Selain itu, harus memiliki iktikad baik yang bulat untuk melakukan resolusi konflik pengelolaan sumber daya dan ketimpangan agraria.

“Calon presiden hendaknya memiliki keinginan yang kuat untuk mewujudkan kepentingan rakyat berbasis hak dan mampu mengembangkan model ekonomi berkelanjutan. Indonesia butuh presiden yang cerdas dan kuat, tidak hanya bertumpu pada eksploitasi sumber daya alam. Di masa depan, kita akan berangkat dari model ekonomi yang sustain dan ramah lingkungan," katanya.

Ray Rangkuti, Pengamat Politik Lingkar Madani menilai, sudah saatnya partai politik dan bakal calon presiden menghentian kampanye yang tanpa makna dan cenderung menimbulkan apatisme bagi rakyat.

Menurut Ray, kampanye harus mengedepankan tawaran jalan keluar terhadap problematika bangsa secara lebih substantif. Ia menyebut, sebaiknya kampanye menjelang pemilu juga memberi tawaran jalan keluar terhadap konflik agraria yang telah berlangsung lama dan cenderung menyengsarakan orang kampung.

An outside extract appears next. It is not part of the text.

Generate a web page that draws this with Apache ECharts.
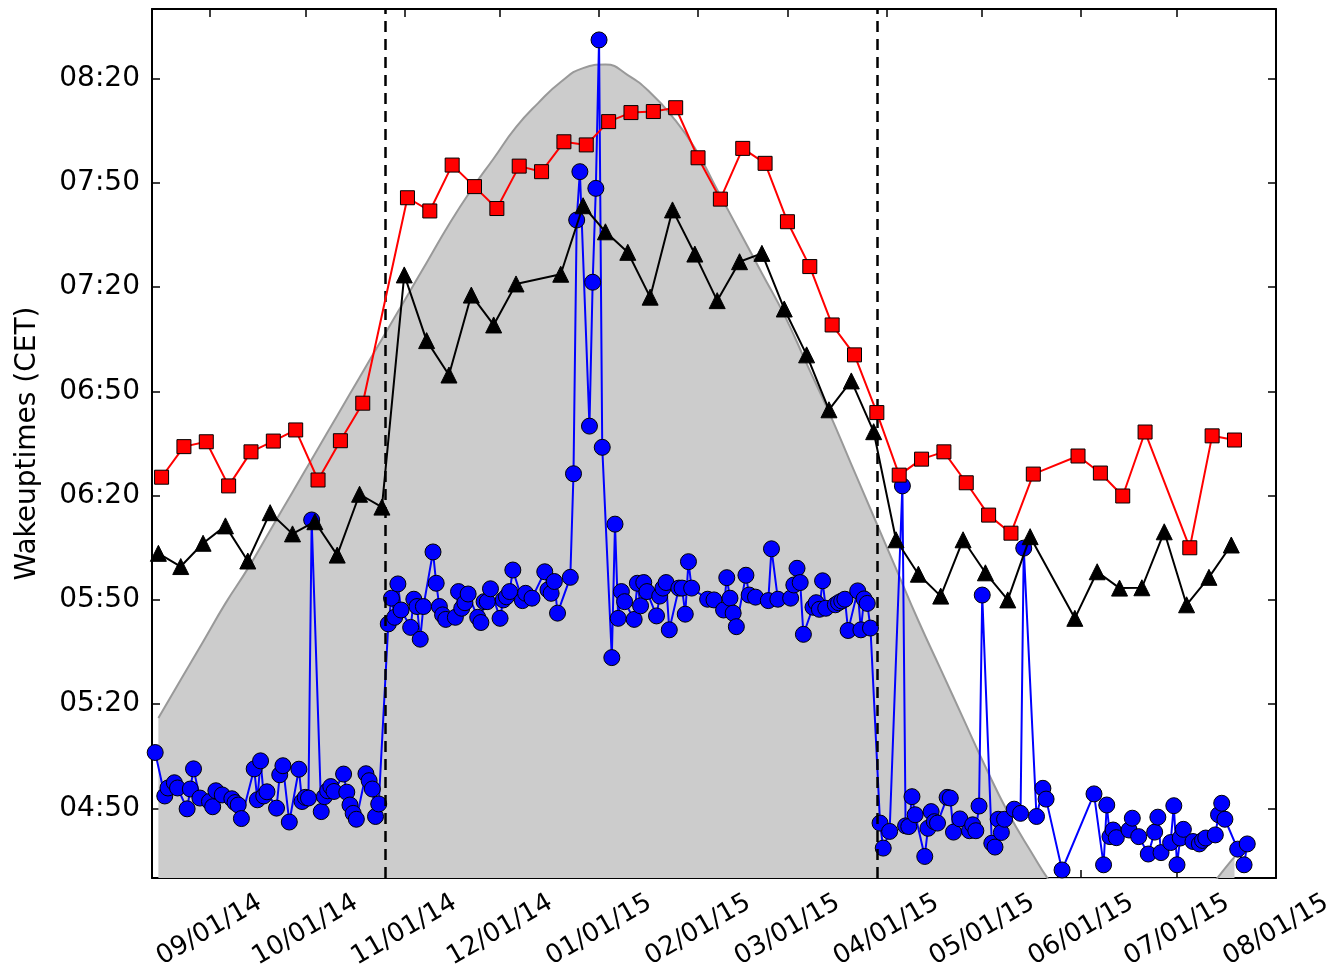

“Kegiatan kampanye model panggung hiburan menambah kosongnya debat-debat visioner partai poltik yg memang sudah terasa sejak awal sepi dari diskusi subtansi kebangsaan. Harusnya jika ada panggung kampanye atau izin untuk kampanye yang ternyata prakteknya lebih banyak didominasi kegiatan-kegiatan yang tidak terkait dengan penyampaian visi-misi dan program, sebaiknya kegiatan itu dihentikan oleh Bawaslu atau KPU,” tegasnya.